Despite all of these reservations, it may come as a surprise to you that I liked and admired "Forsaken" very much. The script does introduce a few original elements. When Clayton returns home many years after experiencing the horrors of the war, he discovers that his former lover, Mary-Alice (Demi Moore), had presumed he was dead and ended up marrying a local man. They now have a small son and although Mary-Ellen professes to be perfectly happy, it's quite apparent there is still a spark between she and Clayton. More intriguingly, there is Clayton's relationship to his father, William (Donald Sutherland), the local reverend, who welcomes his estranged son back by informing him that his mother died and that her last hope was to see him but he never came. The two men settle into a tense domestic situation until John finally unburdens himself about a terrible secret that has been haunting him and that has inspired him to renounce violence. He also blames himself for the accidental death of his brother when they were kids. Ultimately, the clearing of the air leads both father and son to form a close bond but it is threatened by McCurdy and his men- and we know it will only be a matter of time until John takes up arms again. This plot element (the reluctant gunslinger) has been a staple of the Western genre for many years. (Think "The Gunfighter", "Shane", "The Shootist") but it still provides ample dramatic circumstances for a good director to capitalize on- and Jon Cassar is a good director. He has a real feel for the Western genre and elicits uniformly excellent performances from his entire cast, including Demi Moore who is refreshingly cast in a mature, non-glam role. To credit screenwriter Mirman, he capitalizes on the first screen teaming of both Sutherlands by providing realistic and engrossing situations and dialogue. The two actors bring a certain emotion and pathos to their on-screen relationship that is obviously enhanced by their real-life status as father and son. The movie is also gorgeously photographed by Rene Ohashi and features a fine score by Jonathan Goldsmith. Perhaps because I've seen "Unforgiven" so many times and have written about it extensively, I may be more sensitive to the similarities between the films, which I did find admittedly distracting. More casual viewers will probably not encounter this dilemma and enjoy "Forsaken" for what it is: a superior entry in the Western genre.

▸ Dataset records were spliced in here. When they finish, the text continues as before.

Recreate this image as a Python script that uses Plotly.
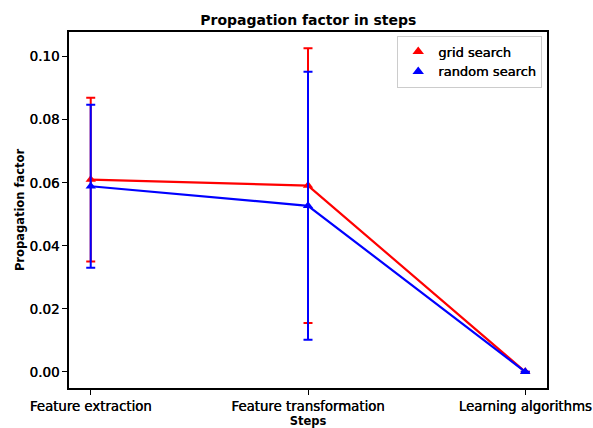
import plotly.graph_objects as go

steps = ["Feature extraction", "Feature transformation", "Learning algorithms"]

grid_mean = [0.0610, 0.0591, 0.0]
grid_err = [0.0260, 0.0436, 0.0]
random_mean = [0.0589, 0.0527, 0.0]
random_err = [0.0259, 0.0425, 0.0]

font = "DejaVu Sans"
thick = "0.35px 0 0 black"

fig = go.Figure()


def add_series(name, mean, err, color):
    fig.add_trace(go.Scatter(
        x=steps, y=mean, mode="lines+markers", name=name,
        line=dict(color=color, width=2.2),
        marker=dict(symbol="triangle-up", size=9, color=color),
        error_y=dict(type="data", array=err, visible=True, color=color,
                     thickness=2, width=4.5),
        showlegend=False,
    ))
    # legend entry: marker only, like matplotlib's errorbar handle
    fig.add_trace(go.Scatter(
        x=[None], y=[None], mode="markers", name=name,
        marker=dict(symbol="triangle-up", size=10, color=color),
    ))


add_series("grid search", grid_mean, grid_err, "#ff0000")
add_series("random search", random_mean, random_err, "#0000ff")

fig.update_layout(
    width=593, height=428,
    margin=dict(l=69, r=46, t=32, b=40),
    paper_bgcolor="white", plot_bgcolor="white",
    font=dict(family=font, size=13, color="black"),
    title=dict(text="<b>Propagation factor in steps</b>", x=0.52, xanchor="center",
               y=0.953, yanchor="middle", font=dict(size=14)),
    legend=dict(x=0.99, y=0.99, xanchor="right", yanchor="top",
                bordercolor="#cccccc", borderwidth=1, bgcolor="white",
                font=dict(size=13, shadow=thick), tracegroupgap=0, itemwidth=30),
)
fig.update_xaxes(
    type="category", range=[-0.1, 2.1], automargin=False,
    showline=True, linecolor="black", linewidth=1.5, mirror=True,
    ticks="outside", ticklen=5, tickwidth=1.2, tickcolor="black",
    tickfont=dict(size=13.3, shadow=thick),
    showgrid=False, zeroline=False,
    title=dict(text="<b>Steps</b>", standoff=2, font=dict(size=11.5)),
)
fig.update_yaxes(
    range=[-0.00513, 0.10785], automargin=False,
    tickvals=[0.0, 0.02, 0.04, 0.06, 0.08, 0.10],
    ticktext=["0.00", "0.02", "0.04", "0.06", "0.08", "0.10"],
    showline=True, linecolor="black", linewidth=1.5, mirror=True,
    ticks="outside", ticklen=5, tickwidth=1.2, tickcolor="black",
    tickfont=dict(size=13.5, shadow=thick),
    showgrid=False, zeroline=False,
    title=dict(text="<b>Propagation factor</b>", standoff=2, font=dict(size=11.5)),
)

# drop the browser's default body margin so the figure sits at the page corner
fig.write_html("out.html", config={"displayModeBar": False},
               post_script="document.body.style.margin='0';")
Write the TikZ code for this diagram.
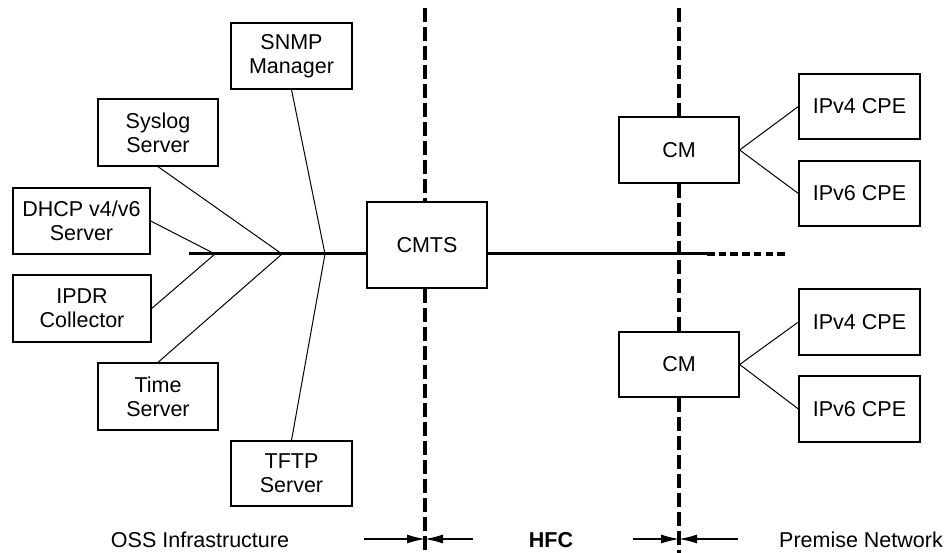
\documentclass[tikz,border=0pt]{standalone}
\usepackage{fontspec}
\setmainfont{Liberation Sans}
\usetikzlibrary{arrows.meta}
\begin{document}
\begin{tikzpicture}[x=1pt,y=-1pt,
  box/.style={draw, line width=1.3pt, minimum width=#1, inner sep=0pt, align=center,
    font=\fontsize{21.5}{24}\selectfont},
  box/.default=120pt,
  link/.style={line width=1pt},
  bus/.style={line width=3pt},
  hfcline/.style={line width=3.2pt, dash pattern=on 14pt off 5pt},
  dotline/.style={line width=3.5pt, dash pattern=on 7.5pt off 4.2pt},
  dim/.style={line width=1.3pt, -{Latex[length=18pt,width=9pt]}},
  lbl/.style={font=\fontsize{21.5}{24}\selectfont}]
\useasboundingbox (0,0) rectangle (945,553);
% boxes
\node[box=121pt, minimum height=66pt] (snmp)   at (291.5,56)   {SNMP\\Manager};
\node[box=120pt, minimum height=67pt] (syslog) at (158,132.5)  {Syslog\\Server};
\node[box=137pt, minimum height=66pt] (dhcp)   at (81.5,221)   {DHCP v4/v6\\Server};
\node[box=138pt, minimum height=67pt] (ipdr)   at (82,308.5)   {IPDR\\Collector};
\node[box=120pt, minimum height=67pt] (time)   at (158,396.5)  {Time\\Server};
\node[box=121pt, minimum height=65pt] (tftp)   at (291.5,473.5) {TFTP\\Server};
\node[box=120pt, minimum height=86pt] (cmts)   at (427,245)    {CMTS};
\node[box=120pt, minimum height=66pt] (cma)    at (679,150)    {CM};
\node[box=120pt, minimum height=65pt] (cmb)    at (679,364.5)  {CM};
\node[box=121pt, minimum height=65pt] (v4a)    at (859.5,106.5) {IPv4 CPE};
\node[box=121pt, minimum height=65pt] (v6a)    at (859.5,193.5) {IPv6 CPE};
\node[box=121pt, minimum height=66pt] (v4b)    at (859.5,322)  {IPv4 CPE};
\node[box=121pt, minimum height=66pt] (v6b)    at (859.5,409)  {IPv6 CPE};
% bus coordinates
\coordinate (busL) at (189,254);
\coordinate (j1) at (215,254);
\coordinate (j2) at (282,254);
\coordinate (j3) at (325,254);
\coordinate (dotS) at (707,254);
\coordinate (dotE) at (785,254);
% bus
\draw[bus] (busL) -- (cmts.west |- busL);
\draw[bus] (cmts.east |- busL) -- (dotS);
\draw[dotline] (dotS) -- (dotE);
% branches
\draw[link] (dhcp.east) -- (j1);
\draw[link] (ipdr.east) -- (j1);
\draw[link] (syslog.south) -- (j2);
\draw[link] (time.north) -- (j2);
\draw[link] (snmp.south) -- (j3);
\draw[link] (tftp.north) -- (j3);
\draw[link] (cma.east) -- (v4a.west);
\draw[link] (cma.east) -- (v6a.west);
\draw[link] (cmb.east) -- (v4b.west);
\draw[link] (cmb.east) -- (v6b.west);
% boundaries
\coordinate (d1t) at (425,8);
\coordinate (d1b) at (425,553);
\coordinate (d2t) at (679,8);
\coordinate (d2b) at (679,553);
\draw[hfcline] (d1t) -- (d1t |- cmts.north);
\draw[hfcline] (d1t |- cmts.south) -- (d1b);
\draw[hfcline] (d2t) -- (cma.north);
\draw[hfcline] (cma.south) -- (cmb.north);
\draw[hfcline] (cmb.south) -- (d2b);
% dimension arrows
\coordinate (a1l) at (364,539);
\coordinate (a1r) at (473,539);
\coordinate (a2l) at (633,539);
\coordinate (a2r) at (738,539);
\draw[dim] (a1l) -- (d1t |- a1l);
\draw[dim] (a1r) -- (d1t |- a1r);
\draw[dim] (a2l) -- (d2t |- a2l);
\draw[dim] (a2r) -- (d2t |- a2r);
% labels
\node[lbl] (oss) at (200,540) {OSS Infrastructure};
\node[lbl, font=\fontsize{21.5}{24}\selectfont\bfseries] (hfc) at (551,540) {HFC};
\node[lbl] (prem) at (861,540) {Premise Network};
\end{tikzpicture}
\end{document}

The Blu-ray from Entertainment One features only one bonus extra: a "making of" documentary which consists of the usual bland observations by people who were interviewed while a movie is still in production. (Who is going to say anything negative when they have to still work with each other?) Although director Cassar and Kiefer Sutherland acknowledge they emulated the traditional Western film elements in the making of the movie, neither man comes clean by mentioning "Unforgiven" specifically, which is a little like ignoring the 800 pound gorilla in the saloon.
There have been a few effective "non-traditional" Westerns of recent vintage, "The Hateful Eight" being the most prominent but I would also highly recommend the Kurt Russell-starrer "Bone Tomahawk". However, if you have been starving for a Western that sticks with basic elements, this is the best I've seen in a number of years.